The applicant requested registration of the term “GIGASPEED” for telecommunication and other goods in class 9. The Hungarian Intellectual Property Office (HIPO) rejected the application. It held that the applied mark is not distinctive as the element “giga” signifies an enormous quantity and the word “speed” means velocity. In the rejecting decision it was held that due to the spread of computer technology, the average consumer is aware of the term “giga”, e.g., for the speed of Winchesters and for the capacity of processors(“gigabyte”).

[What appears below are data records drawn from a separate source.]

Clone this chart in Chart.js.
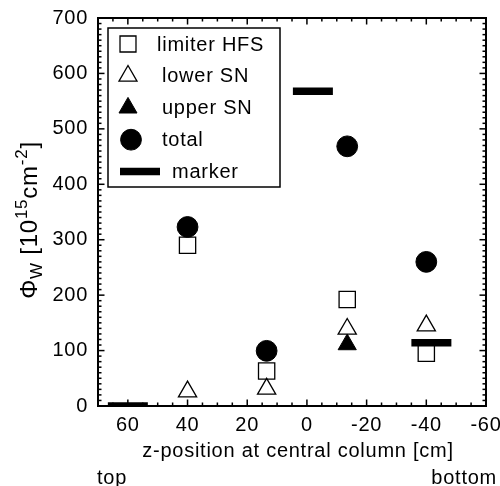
<!DOCTYPE html>
<html>
<head>
<meta charset="utf-8">
<script src="https://cdn.jsdelivr.net/npm/chart.js@4.4.0/dist/chart.umd.min.js"></script>
<style>
  html, body { margin: 0; padding: 0; background: #fff; }
</style>
</head>
<body>
<canvas id="myChart" width="500" height="486"></canvas>
<script>
// z-position at central column [cm], + is top, - is bottom
const zPos = [40, 13.5, -13.5, -40]
const limiterHFS = [290, 63, 192, 95]
const lowerSN = [26, 31, 139, 145]
const upperZ = [-13.5]
const upperSN = [111]
const total = [323, 99.5, 468.5, 260]
const markerZ = [60, -2, -41.7]
const markerVal = [0, 568, 114]

const xTicks = [60, 40, 20, 0, -20, -40, -60]
const yTicks = [0, 100, 200, 300, 400, 500, 600, 700]

const FONT = '"Liberation Sans", Arial, Helvetica, sans-serif'
const SIZE = 20
const SPACING = '0.75px'

const pts = (xs, ys) => xs.map((x, i) => ({ x: x, y: ys[i] }))

// the original helvetica is a bit wider than arial
const spacing = {
  id: 'spacing',
  beforeLayout(chart) { chart.ctx.letterSpacing = SPACING },
  beforeDraw(chart) { chart.ctx.letterSpacing = SPACING }
}

// box with ticks pointing inwards on all 4 sides
const frame = {
  id: 'boxTicks',
  afterDraw(chart) {
    const ctx = chart.ctx
    const a = chart.chartArea
    const xs = chart.scales.x
    const ys = chart.scales.y
    ctx.save()
    ctx.fillStyle = '#000'
    const lw = 1.5
    for (let v = -60; v <= 70; v += 5) {
      const px = xs.getPixelForValue(v)
      const len = Math.abs(v % 20) < 0.01 ? 6.5 : 3.5
      ctx.fillRect(px - lw / 2, a.bottom - len, lw, len)
      ctx.fillRect(px - lw / 2, a.top, lw, len)
    }
    for (let v = 0; v <= 700; v += 10) {
      const py = ys.getPixelForValue(v)
      const len = Math.abs(v % 100) < 0.01 ? 6.5 : 3.5
      ctx.fillRect(a.left, py - lw / 2, len, lw)
      ctx.fillRect(a.right - len, py - lw / 2, len, lw)
    }
    ctx.strokeStyle = '#000'
    ctx.lineWidth = 2
    ctx.strokeRect(a.left, a.top, a.right - a.left, a.bottom - a.top)
    ctx.restore()
  }
}

// legend box inside the plot
const legendBox = {
  id: 'legendBox',
  afterDraw(chart) {
    const { ctx, chartArea: a } = chart
    const left = a.left + 10, top = a.top + 10
    const symX = [128, 128, 128, 131, 140]
    const textX = [157, 162, 162, 162, 172]
    ctx.save()
    ctx.strokeStyle = '#000'
    ctx.lineWidth = 1.5
    ctx.strokeRect(left, top, 172, 159)
    ctx.font = SIZE + 'px ' + FONT
    ctx.textBaseline = 'middle'
    ctx.textAlign = 'left'
    chart.data.datasets.forEach((ds, i) => {
      const cy = top + 16 + i * 31.9
      ctx.fillStyle = ds.pointBackgroundColor
      ctx.strokeStyle = ds.pointBorderColor
      ctx.lineWidth = ds.pointBorderWidth
      const r = ds.pointStyle === 'rect' ? 11.3 : ds.pointStyle === 'line' ? 20 : 10.4
      Chart.helpers.drawPoint(ctx, {
        pointStyle: ds.pointStyle, rotation: 0, radius: r,
        borderWidth: ds.pointStyle === 'line' ? 7 : ds.pointBorderWidth
      }, symX[i], cy)
      ctx.fillStyle = '#000'
      ctx.fillText(ds.label, textX[i], cy + 1)
    })
    ctx.restore()
  }
}

// axis titles with sub/superscripts
const titles = {
  id: 'titles',
  afterDraw(chart) {
    const { ctx, chartArea: a } = chart
    ctx.save()
    ctx.fillStyle = '#000'
    ctx.font = SIZE + 'px ' + FONT
    ctx.textBaseline = 'alphabetic'
    ctx.textAlign = 'center'
    ctx.fillText('z-position at central column [cm]', a.left + 200, 456.5)
    ctx.textAlign = 'left'
    ctx.fillText('top', a.left - 1, 483.5)
    ctx.textAlign = 'right'
    ctx.fillText('bottom', 497, 483.5)

    const parts = [
      ['\u03A6', 24, 0], ['W', 17, 5], [' [10', 24, 0], ['15', 17, -10],
      ['cm', 24, 0], ['-2', 17, -10], [']', 24, 0]
    ]
    ctx.translate(37, 220)
    ctx.rotate(-Math.PI / 2)
    ctx.textAlign = 'left'
    let w = 0
    parts.forEach(p => { ctx.font = p[1] + 'px ' + FONT; w += ctx.measureText(p[0]).width })
    let x = -w / 2
    parts.forEach(p => {
      ctx.font = p[1] + 'px ' + FONT
      ctx.fillText(p[0], x, p[2])
      x += ctx.measureText(p[0]).width
    })
    ctx.restore()
  }
}

const ctx = document.getElementById('myChart')

new Chart(ctx, {
  type: 'scatter',
  data: {
    datasets: [
      {
        label: 'limiter HFS',
        data: pts(zPos, limiterHFS),
        pointStyle: 'rect', pointRadius: 11.5, pointBorderWidth: 1.3,
        pointBorderColor: '#000', pointBackgroundColor: 'rgba(255,255,255,0)'
      },
      {
        label: 'lower SN',
        data: pts(zPos, lowerSN),
        pointStyle: 'triangle', pointRadius: 10.5, pointBorderWidth: 1.3,
        pointBorderColor: '#000', pointBackgroundColor: 'rgba(255,255,255,0)'
      },
      {
        label: 'upper SN',
        data: pts(upperZ, upperSN),
        pointStyle: 'triangle', pointRadius: 10.5, pointBorderWidth: 1,
        pointBorderColor: '#000', pointBackgroundColor: '#000'
      },
      {
        label: 'total',
        data: pts(zPos, total),
        pointStyle: 'circle', pointRadius: 10.4, pointBorderWidth: 1,
        pointBorderColor: '#000', pointBackgroundColor: '#000'
      },
      {
        label: 'marker',
        data: pts(markerZ, markerVal),
        pointStyle: 'line', pointRadius: 20, pointBorderWidth: 7.5,
        pointBorderColor: '#000', pointBackgroundColor: '#000',
        clip: 0
      }
    ]
  },
  options: {
    responsive: false,
    animation: false,
    events: [],
    layout: { autoPadding: false, padding: { top: 18, right: 14, left: 0, bottom: 0 } },
    plugins: { legend: { display: false }, tooltip: { enabled: false } },
    scales: {
      x: {
        type: 'linear', reverse: true, min: -60, max: 70,
        grid: { display: false, drawTicks: false },
        border: { display: false },
        afterBuildTicks: s => { s.ticks = xTicks.map(v => ({ value: v })) },
        afterFit: s => { s.height = 80; s.paddingLeft = 0; s.paddingRight = 0 },
        ticks: { color: '#000', padding: 7, maxRotation: 0, font: { family: FONT, size: SIZE } }
      },
      y: {
        min: 0, max: 700,
        grid: { display: false, drawTicks: false },
        border: { display: false },
        afterBuildTicks: s => { s.ticks = yTicks.map(v => ({ value: v })) },
        afterFit: s => { s.width = 98; s.paddingTop = 0; s.paddingBottom = 0 },
        ticks: { color: '#000', padding: 10, font: { family: FONT, size: SIZE } }
      }
    }
  },
  plugins: [spacing, frame, legendBox, titles]
})
</script>
</body>
</html>
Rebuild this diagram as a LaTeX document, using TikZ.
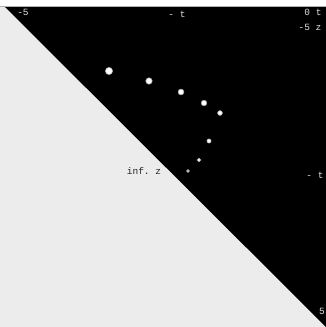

The applicant filed a request for review with the Metropolitan Tribunal and its request was successful: the Tribunal ordered the registration of the mark applied for. It was stated that the word elements ”giga” and “speed” may eventually refer to a billion-time speed, but the recording of such is not possible in the list of goods, it is rather a kind of publicity, which refers to the speed and capacity of the goods branded by the mark. Such an association can fulfil the publicity the function of a mark. The applicant is right in his argumentation, namely that in the mark applied for the term “GIGASPEED” does not figure in the English language, moreover even for professionals in telecommunication this term is not considered as a characteristic of the goods. As a result, the applied mark shall be considered as a fancy word. Therefore, the applicant’s trademark protection does not prohibit competitors from providing information relating to goods of similar purpose. (Pk.29.845/2000.).
Distinctiveness is a basic requirement of the Trademark Law for a sign for which the applicant requests trademark protection. An exclusive right on the market can be granted only for a distinctive sign which is a basic requirement worldwide, but deciding the question is often not easy. In the case reported above the Hungarian Intellectual Property Office’s answer was negative, while the Tribunal’s reply was positive.
Let us remind you that the reported case was an administrative one, a so-called ex parte procedure. In inter partes proceedings, e.g. in a cancellation action with participation of a claimant, the Tribunal, the Court of Appeal and eventually the Supreme Court would have had to examine more carefully whether the word “GIGASPEED” exists in the English language or not, or whether its non-existence is sufficient to support that the term has distinctive character. Finally, the decision would also depend on the actual case law policy, i.e., whether it is rigorous or favourable.